Track down each line that has the word "this" and copy it.

*LISTED ENTRIES*.

····················

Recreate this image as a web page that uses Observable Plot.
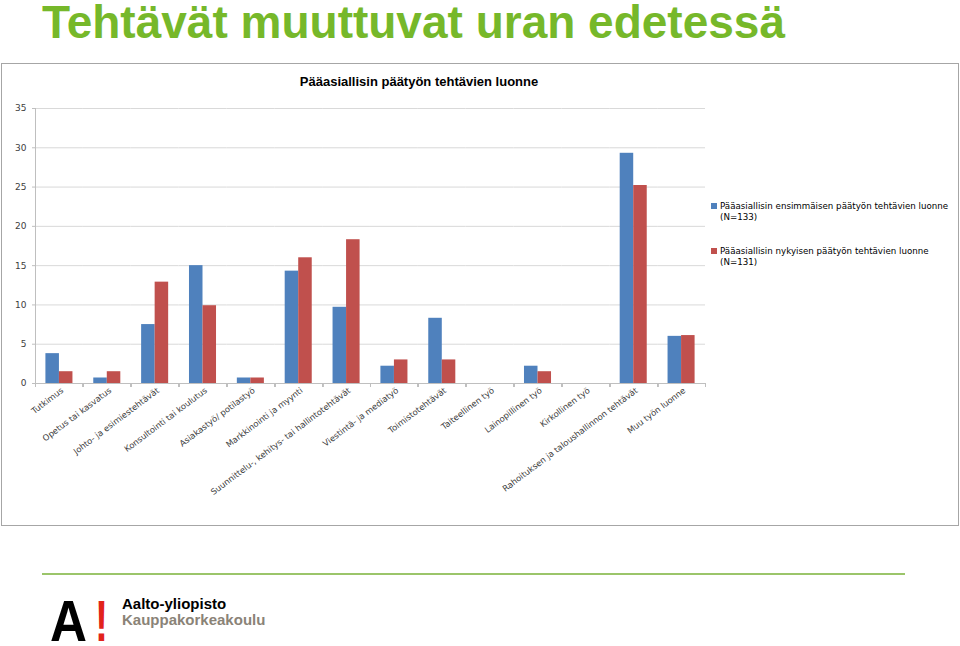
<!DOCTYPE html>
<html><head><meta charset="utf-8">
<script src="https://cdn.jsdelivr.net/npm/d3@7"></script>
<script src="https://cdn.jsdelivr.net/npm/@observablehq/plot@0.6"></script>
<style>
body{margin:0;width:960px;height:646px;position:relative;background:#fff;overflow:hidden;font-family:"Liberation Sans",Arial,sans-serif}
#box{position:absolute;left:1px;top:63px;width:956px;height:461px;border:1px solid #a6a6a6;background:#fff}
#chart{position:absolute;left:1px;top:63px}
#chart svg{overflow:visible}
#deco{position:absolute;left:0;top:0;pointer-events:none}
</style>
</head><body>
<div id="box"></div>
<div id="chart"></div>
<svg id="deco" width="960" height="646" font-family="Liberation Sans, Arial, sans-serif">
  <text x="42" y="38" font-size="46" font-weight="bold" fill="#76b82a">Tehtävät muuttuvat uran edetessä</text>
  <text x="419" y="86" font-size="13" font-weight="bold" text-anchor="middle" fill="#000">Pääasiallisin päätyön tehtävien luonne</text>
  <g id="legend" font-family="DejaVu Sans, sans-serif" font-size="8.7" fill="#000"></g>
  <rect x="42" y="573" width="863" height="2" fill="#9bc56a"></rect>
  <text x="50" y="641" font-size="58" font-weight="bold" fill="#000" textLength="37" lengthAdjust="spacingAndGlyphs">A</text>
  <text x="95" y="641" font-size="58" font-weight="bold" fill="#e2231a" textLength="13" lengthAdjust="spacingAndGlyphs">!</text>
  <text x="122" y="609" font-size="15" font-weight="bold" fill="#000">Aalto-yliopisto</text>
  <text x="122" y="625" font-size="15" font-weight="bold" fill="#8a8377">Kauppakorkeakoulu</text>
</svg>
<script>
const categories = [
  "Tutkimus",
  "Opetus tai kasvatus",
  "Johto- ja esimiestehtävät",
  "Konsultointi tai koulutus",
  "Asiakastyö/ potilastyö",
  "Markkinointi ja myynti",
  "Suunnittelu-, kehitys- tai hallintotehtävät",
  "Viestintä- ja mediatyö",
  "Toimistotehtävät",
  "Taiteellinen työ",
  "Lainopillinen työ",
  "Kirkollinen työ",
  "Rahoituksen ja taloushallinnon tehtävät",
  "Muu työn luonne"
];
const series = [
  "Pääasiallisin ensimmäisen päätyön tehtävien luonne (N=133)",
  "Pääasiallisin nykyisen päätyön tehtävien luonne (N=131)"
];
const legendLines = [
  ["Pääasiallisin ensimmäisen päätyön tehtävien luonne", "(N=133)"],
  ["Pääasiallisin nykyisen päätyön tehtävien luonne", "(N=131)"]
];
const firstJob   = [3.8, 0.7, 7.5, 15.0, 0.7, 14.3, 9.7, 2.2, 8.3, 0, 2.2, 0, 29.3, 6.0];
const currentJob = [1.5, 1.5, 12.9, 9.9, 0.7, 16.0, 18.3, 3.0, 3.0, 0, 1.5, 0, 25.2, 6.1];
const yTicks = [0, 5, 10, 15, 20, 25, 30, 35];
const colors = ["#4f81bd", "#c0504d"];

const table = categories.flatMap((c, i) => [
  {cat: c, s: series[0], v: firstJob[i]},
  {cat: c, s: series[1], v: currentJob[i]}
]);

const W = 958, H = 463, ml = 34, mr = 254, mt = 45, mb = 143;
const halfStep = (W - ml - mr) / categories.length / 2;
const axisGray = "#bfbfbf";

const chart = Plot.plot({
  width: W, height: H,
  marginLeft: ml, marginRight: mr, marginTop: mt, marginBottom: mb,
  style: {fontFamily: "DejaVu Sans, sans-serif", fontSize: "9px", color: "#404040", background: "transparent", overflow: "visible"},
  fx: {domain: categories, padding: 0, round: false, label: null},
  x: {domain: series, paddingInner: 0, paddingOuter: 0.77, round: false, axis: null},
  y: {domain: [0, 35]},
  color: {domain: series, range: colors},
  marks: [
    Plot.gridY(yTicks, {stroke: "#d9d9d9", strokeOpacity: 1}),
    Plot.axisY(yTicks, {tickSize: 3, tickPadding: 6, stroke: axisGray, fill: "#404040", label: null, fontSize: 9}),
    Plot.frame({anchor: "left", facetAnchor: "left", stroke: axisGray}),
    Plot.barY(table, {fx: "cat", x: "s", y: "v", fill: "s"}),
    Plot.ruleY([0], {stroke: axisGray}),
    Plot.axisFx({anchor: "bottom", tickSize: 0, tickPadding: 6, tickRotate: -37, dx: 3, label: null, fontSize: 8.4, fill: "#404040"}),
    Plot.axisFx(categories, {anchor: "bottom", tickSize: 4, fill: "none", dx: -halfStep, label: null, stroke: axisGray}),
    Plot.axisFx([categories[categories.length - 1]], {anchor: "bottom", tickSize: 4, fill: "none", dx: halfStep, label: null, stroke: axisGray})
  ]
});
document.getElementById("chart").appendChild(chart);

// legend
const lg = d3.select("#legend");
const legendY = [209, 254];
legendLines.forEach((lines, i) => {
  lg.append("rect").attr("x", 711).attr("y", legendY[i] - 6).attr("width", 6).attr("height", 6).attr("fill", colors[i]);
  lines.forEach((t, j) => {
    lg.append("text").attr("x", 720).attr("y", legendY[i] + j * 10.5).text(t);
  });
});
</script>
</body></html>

····················

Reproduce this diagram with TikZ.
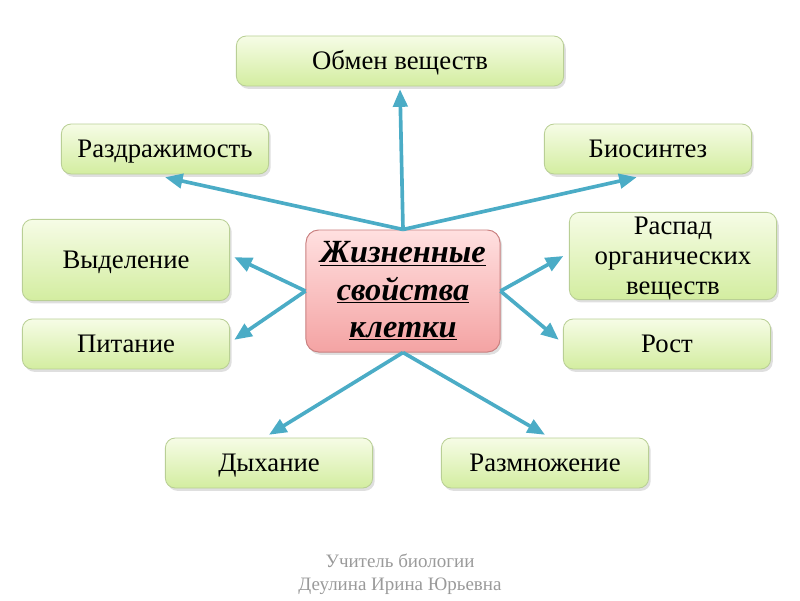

····················

*EXPECTED ANSWER*.
Recreate this image as a web page that uses Observable Plot.
Reproduce this diagram with TikZ.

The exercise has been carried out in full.